> **Description of the task**: Retype every line from the start of the data down to and including the line with "from matplotlib.patches import Rectangle". Skip the pictures.

> **Stored data**:
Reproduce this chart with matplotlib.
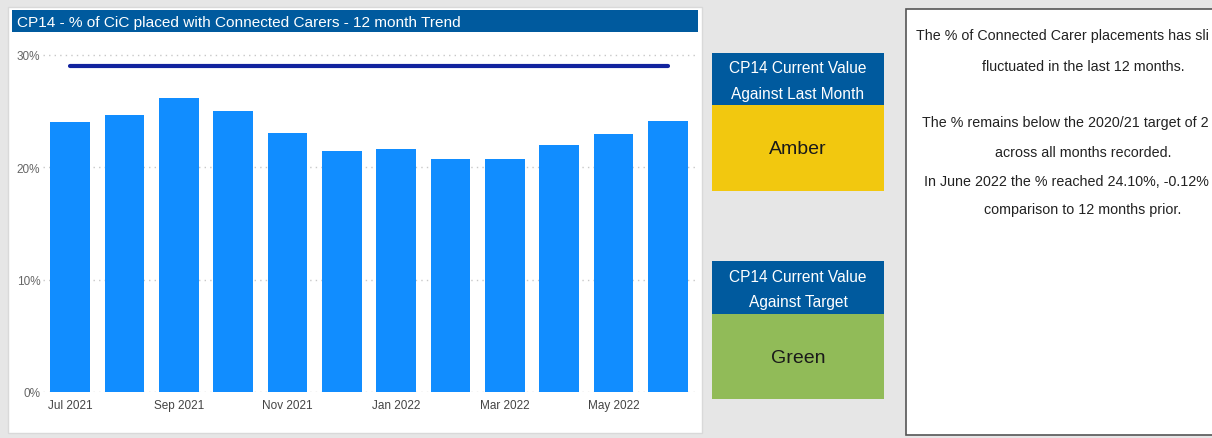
import matplotlib.pyplot as plt
from matplotlib.patches import Rectangle

months = ["Jul 2021", "Aug 2021", "Sep 2021", "Oct 2021", "Nov 2021", "Dec 2021",
          "Jan 2022", "Feb 2022", "Mar 2022", "Apr 2022", "May 2022", "Jun 2022"]
pct = [24.0, 24.65, 26.1, 25.0, 23.0, 21.4, 21.65, 20.7, 20.7, 22.0, 22.9, 24.1]
target = [29.0] * 12
yticks = [0, 10, 20, 30]

W, H = 1212, 439
narrow = ["Liberation Sans Narrow", "Liberation Sans", "DejaVu Sans"]
body = ["Liberation Sans", "DejaVu Sans"]

fig = plt.figure(figsize=(W / 100, H / 100), dpi=100)
fig.patch.set_facecolor("#e6e6e6")


def box(x0, y0, x1, y1, **kw):
    # pixel coords (top-left origin) -> figure rectangle
    r = Rectangle((x0 / W, 1 - y1 / H), (x1 - x0) / W, (y1 - y0) / H,
                  transform=fig.transFigure, zorder=0, **kw)
    fig.add_artist(r)
    return r


def txt(x, y, s, **kw):
    return fig.text(x / W, 1 - y / H, s, **kw)


# chart panel
box(8, 8, 702, 434, facecolor="white", edgecolor="#d9d9d9", lw=1)
box(12, 11, 698, 33, facecolor="#005a9e", edgecolor="none")
txt(17, 23, "CP14 - % of CiC placed with Connected Carers - 12 month Trend",
    color="white", fontsize=11.1, family=narrow, va="center", ha="left")

# bar chart
ax = fig.add_axes([43 / W, 1 - 393 / H, 652 / W, (393 - 50) / H])
ax.set_zorder(5)
x = range(len(months))
ax.bar(x, pct, width=0.73, color="#118dff", zorder=2)
ax.plot(x, target, color="#12239e", lw=3, solid_capstyle="round", zorder=3)
ax.set_xlim(-0.5, 11.5)
ax.set_ylim(0, 30.5)
ax.set_yticks(yticks)
ax.set_yticklabels([f"{v}%" for v in yticks], family=narrow, fontsize=8.5, color="#666666")
ax.set_xticks(list(x)[::2])
ax.set_xticklabels(months[::2], family=narrow, fontsize=8.5, color="#444444")
ax.tick_params(axis="y", length=0, pad=2)
ax.tick_params(axis="x", length=0, pad=5)
ax.grid(axis="y", color="#c8c8c8", linestyle=(0, (1, 3)), lw=1, zorder=0)
for s in ax.spines.values():
    s.set_visible(False)
ax.set_facecolor("none")

# RAG cards
cards = [(54, 106, 192, ["CP14 Current Value", "Against Last Month"], "Amber", "#f2c80f"),
         (262, 315, 400, ["CP14 Current Value", "Against Target"], "Green", "#91bb58")]
for top, mid, bot, head, label, col in cards:
    box(712, top, 884, mid, facecolor="#005a9e", edgecolor="none")
    box(712, mid, 884, bot, facecolor=col, edgecolor="none")
    txt(798, top + 15, head[0], color="white", fontsize=11.2, family=narrow, ha="center", va="center")
    txt(798, top + 41, head[1], color="white", fontsize=11.2, family=narrow, ha="center", va="center")
    txt(798, (mid + bot) / 2 + 1, label, color="#1a1a1a", fontsize=14, family=narrow, ha="center", va="center")

# commentary box (text runs past the right edge in the original)
box(906, 10, 1230, 436, facecolor="white", edgecolor="#555555", lw=1.2)
centered = [(67, "fluctuated in the last 12 months."),
            (153, "across all months recorded."),
            (210, "comparison to 12 months prior.")]
clipped = [(36, "The % of Connected Carer placements has sli"),
           (123, "The % remains below the 2020/21 target of 2"),
           (182, "In June 2022 the % reached 24.10%, -0.12%")]
for yy, s in centered:
    txt(1083, yy, s, color="#222222", fontsize=10.3, family=body, ha="center", va="center")
for yy, s in clipped:
    txt(1209, yy, s, color="#222222", fontsize=10.3, family=body, ha="right", va="center")

fig.savefig("out.png", dpi=100, facecolor=fig.get_facecolor())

> **Result for this task**:
Reproduce this chart with matplotlib.
import matplotlib.pyplot as plt
from matplotlib.patches import Rectangle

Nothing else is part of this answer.